OBJECTIVE: Restate the full listing word for word and leave the pictures out.

SOURCE DATA:
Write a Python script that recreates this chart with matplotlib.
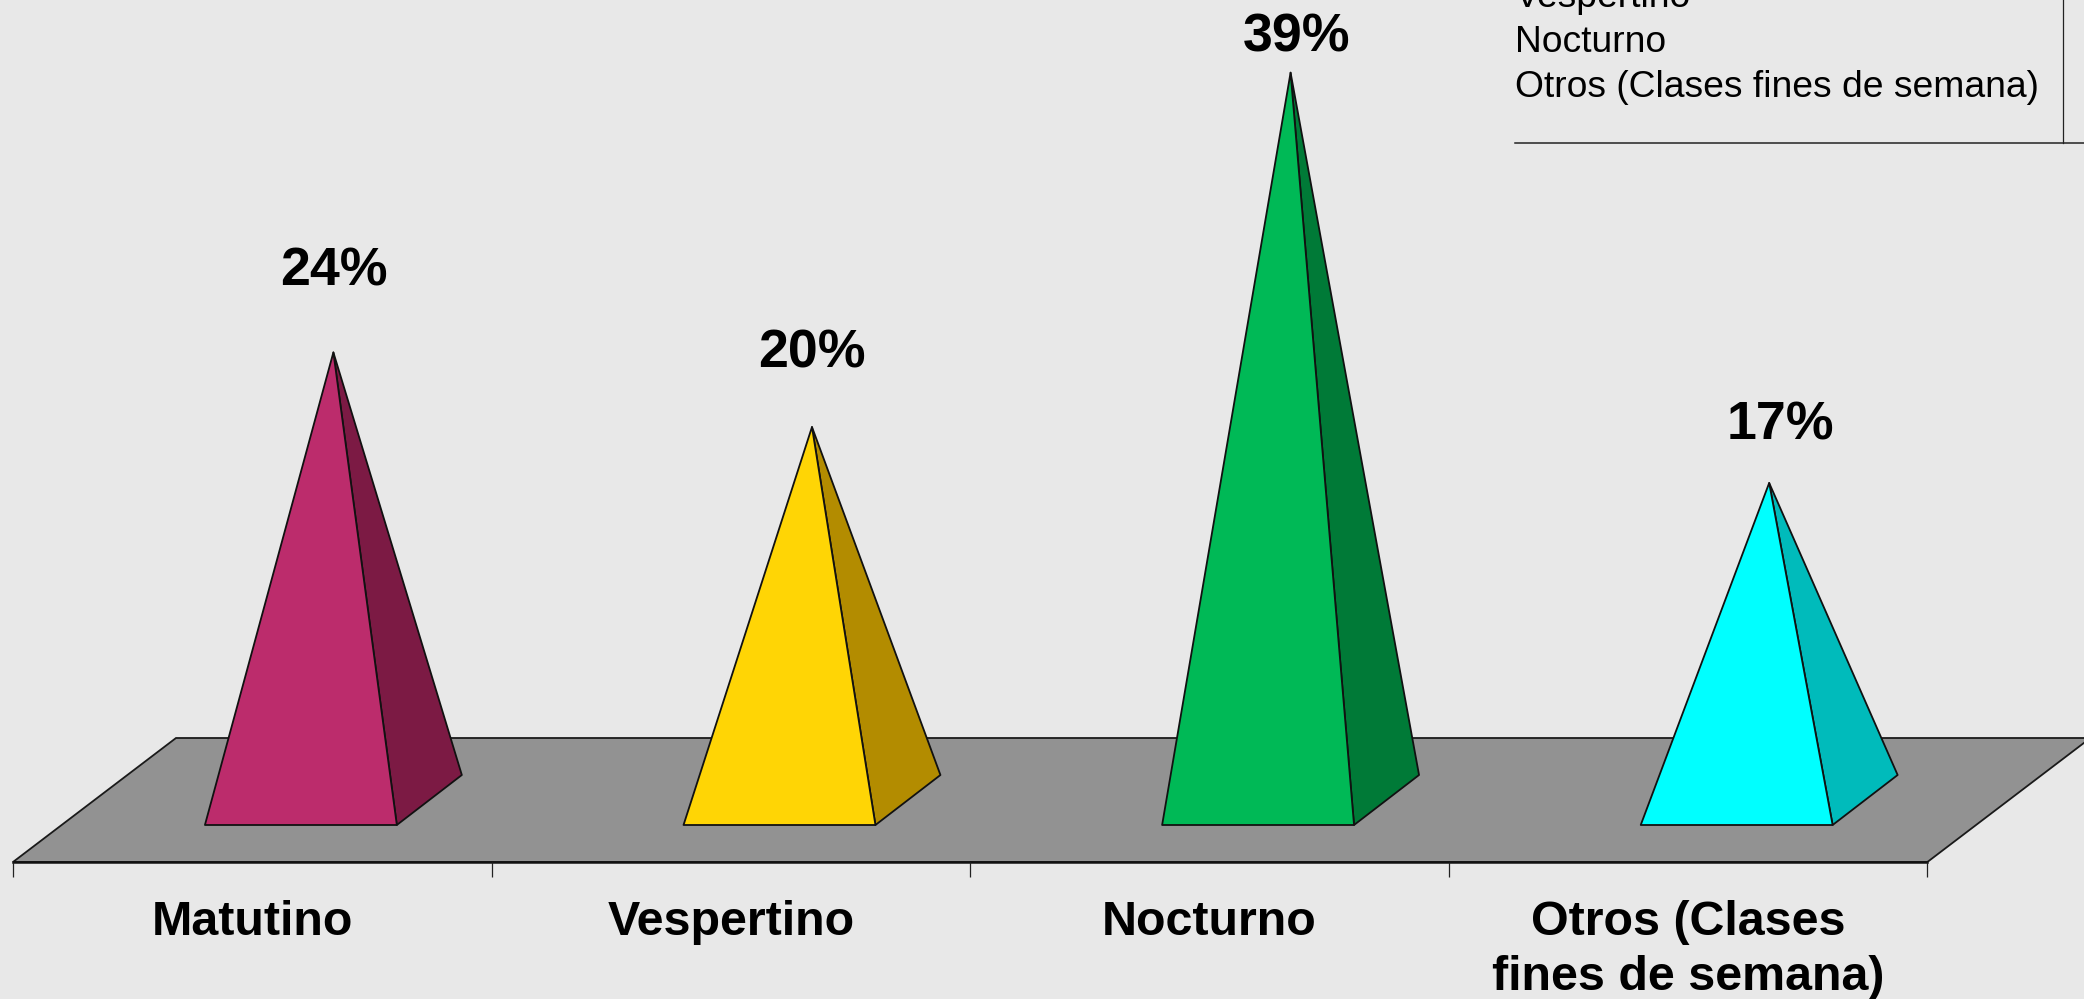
import matplotlib
matplotlib.use("Agg")
import matplotlib.pyplot as plt
from matplotlib.patches import Polygon

plt.rcParams['font.family'] = ['Liberation Sans', 'DejaVu Sans']

categories = ["Matutino", "Vespertino", "Nocturno", "Otros (Clases\nfines de semana)"]
values = [24, 20, 39, 17]
value_labels = ["24%", "20%", "39%", "17%"]
front_colors = ["#BC2C6C", "#FFD505", "#00B956", "#00FFFF"]
side_colors = ["#7C1A44", "#B38C00", "#007A37", "#00BBBB"]
legend_lines = ["Vespertino", "Nocturno", "Otros (Clases fines de semana)"]

W, H = 2084, 999
X0, UX = 13.0, 478.6      # pixel of category edge 0, pixels per category
Y0, UY = 800.0, 18.65     # pixel of value 0, pixels per percent
FLOOR_FRONT_PX = 862.0
PT = 0.72                 # points per pixel at dpi 100

fig = plt.figure(figsize=(W / 100, H / 100), dpi=100, facecolor="#E8E8E8")
ax = fig.add_axes([0, (H - FLOOR_FRONT_PX) / H, 1, FLOOR_FRONT_PX / H])
ax.set_facecolor("none")
ax.set_xlim(-X0 / UX, (W - X0) / UX)
ax.set_ylim(-(FLOOR_FRONT_PX - Y0) / UY, Y0 / UY)

n = len(categories)
for s in ("top", "left", "right"):
    ax.spines[s].set_visible(False)
ax.spines["bottom"].set_linewidth(1.8)
ax.spines["bottom"].set_color("#111111")
ax.spines["bottom"].set_zorder(1.5)
ax.spines["bottom"].set_bounds(0, n)
ax.set_yticks([])
ax.set_xticks(range(n + 1))
ax.set_xticklabels([])
ax.tick_params(axis="x", which="major", length=10.8, width=0.9, color="#222222", direction="out")
ax.set_xticks([i + 0.5 for i in range(n)], minor=True)
ax.set_xticklabels(categories, minor=True, fontsize=34.8, fontweight="bold", linespacing=1.28, ma="center")
ax.tick_params(axis="x", which="minor", length=0, pad=27.5)

# floor
floor_dx = 163 / UX
floor_dy = (FLOOR_FRONT_PX - Y0) / UY
ax.add_patch(Polygon([(0, -floor_dy), (n, -floor_dy), (n + floor_dx, floor_dy), (floor_dx, floor_dy)],
                     closed=True, facecolor="#929292", edgecolor="#1a1a1a", lw=1.3, zorder=1))

# pyramids
base_left, base_w = 0.401, 0.401
depth_dx = 65 / UX
depth_dy = 25 / UY
label_shift_px = [0, 0, 6, 11]
label_rise_px = [67, 59, 21, 43]
for i, (v, fc, sc, lab, sh, rise) in enumerate(zip(values, front_colors, side_colors, value_labels,
                                                   label_shift_px, label_rise_px)):
    l = i + base_left
    r = l + base_w
    apex = (l + (base_w + depth_dx) / 2, v)
    ax.add_patch(Polygon([(r, -depth_dy), (r + depth_dx, depth_dy), apex], closed=True,
                         facecolor=sc, edgecolor="#111111", lw=1.3, joinstyle="round", zorder=2))
    ax.add_patch(Polygon([(l, -depth_dy), (r, -depth_dy), apex], closed=True,
                         facecolor=fc, edgecolor="#111111", lw=1.3, joinstyle="round", zorder=3))
    ax.annotate(lab, xy=apex, xytext=(sh * PT, rise * PT), textcoords="offset points",
                ha="center", va="baseline", fontsize=38.7, fontweight="bold", color="black", zorder=4)

# legend fragment, cropped by the top of the picture
legend_baselines = [7, 52, 97]
for txt, yb in zip(legend_lines, legend_baselines):
    fig.text(1515 / W, 1 - yb / H, txt, fontsize=26.8, color="black", ha="left", va="baseline")
fig.add_artist(plt.Line2D([1515 / W, 1], [1 - 143 / H] * 2, color="#222222", lw=1.1))
fig.add_artist(plt.Line2D([2063 / W] * 2, [1 - 143 / H, 1], color="#222222", lw=0.9))

fig.savefig("out.png", dpi=100, facecolor=fig.get_facecolor())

SOLVED PROBLEM:
Write a Python script that recreates this chart with matplotlib.
import matplotlib
matplotlib.use("Agg")
import matplotlib.pyplot as plt
from matplotlib.patches import Polygon

plt.rcParams['font.family'] = ['Liberation Sans', 'DejaVu Sans']

categories = ["Matutino", "Vespertino", "Nocturno", "Otros (Clases\nfines de semana)"]
values = [24, 20, 39, 17]
value_labels = ["24%", "20%", "39%", "17%"]
front_colors = ["#BC2C6C", "#FFD505", "#00B956", "#00FFFF"]
side_colors = ["#7C1A44", "#B38C00", "#007A37", "#00BBBB"]
legend_lines = ["Vespertino", "Nocturno", "Otros (Clases fines de semana)"]

W, H = 2084, 999
X0, UX = 13.0, 478.6      # pixel of category edge 0, pixels per category
Y0, UY = 800.0, 18.65     # pixel of value 0, pixels per percent
FLOOR_FRONT_PX = 862.0
PT = 0.72                 # points per pixel at dpi 100

fig = plt.figure(figsize=(W / 100, H / 100), dpi=100, facecolor="#E8E8E8")
ax = fig.add_axes([0, (H - FLOOR_FRONT_PX) / H, 1, FLOOR_FRONT_PX / H])
ax.set_facecolor("none")
ax.set_xlim(-X0 / UX, (W - X0) / UX)
ax.set_ylim(-(FLOOR_FRONT_PX - Y0) / UY, Y0 / UY)

n = len(categories)
for s in ("top", "left", "right"):
    ax.spines[s].set_visible(False)
ax.spines["bottom"].set_linewidth(1.8)
ax.spines["bottom"].set_color("#111111")
ax.spines["bottom"].set_zorder(1.5)
ax.spines["bottom"].set_bounds(0, n)
ax.set_yticks([])
ax.set_xticks(range(n + 1))
ax.set_xticklabels([])
ax.tick_params(axis="x", which="major", length=10.8, width=0.9, color="#222222", direction="out")
ax.set_xticks([i + 0.5 for i in range(n)], minor=True)
ax.set_xticklabels(categories, minor=True, fontsize=34.8, fontweight="bold", linespacing=1.28, ma="center")
ax.tick_params(axis="x", which="minor", length=0, pad=27.5)

# floor
floor_dx = 163 / UX
floor_dy = (FLOOR_FRONT_PX - Y0) / UY
ax.add_patch(Polygon([(0, -floor_dy), (n, -floor_dy), (n + floor_dx, floor_dy), (floor_dx, floor_dy)],
                     closed=True, facecolor="#929292", edgecolor="#1a1a1a", lw=1.3, zorder=1))

# pyramids
base_left, base_w = 0.401, 0.401
depth_dx = 65 / UX
depth_dy = 25 / UY
label_shift_px = [0, 0, 6, 11]
label_rise_px = [67, 59, 21, 43]
for i, (v, fc, sc, lab, sh, rise) in enumerate(zip(values, front_colors, side_colors, value_labels,
                                                   label_shift_px, label_rise_px)):
    l = i + base_left
    r = l + base_w
    apex = (l + (base_w + depth_dx) / 2, v)
    ax.add_patch(Polygon([(r, -depth_dy), (r + depth_dx, depth_dy), apex], closed=True,
                         facecolor=sc, edgecolor="#111111", lw=1.3, joinstyle="round", zorder=2))
    ax.add_patch(Polygon([(l, -depth_dy), (r, -depth_dy), apex], closed=True,
                         facecolor=fc, edgecolor="#111111", lw=1.3, joinstyle="round", zorder=3))
    ax.annotate(lab, xy=apex, xytext=(sh * PT, rise * PT), textcoords="offset points",
                ha="center", va="baseline", fontsize=38.7, fontweight="bold", color="black", zorder=4)

# legend fragment, cropped by the top of the picture
legend_baselines = [7, 52, 97]
for txt, yb in zip(legend_lines, legend_baselines):
    fig.text(1515 / W, 1 - yb / H, txt, fontsize=26.8, color="black", ha="left", va="baseline")
fig.add_artist(plt.Line2D([1515 / W, 1], [1 - 143 / H] * 2, color="#222222", lw=1.1))
fig.add_artist(plt.Line2D([2063 / W] * 2, [1 - 143 / H, 1], color="#222222", lw=0.9))

fig.savefig("out.png", dpi=100, facecolor=fig.get_facecolor())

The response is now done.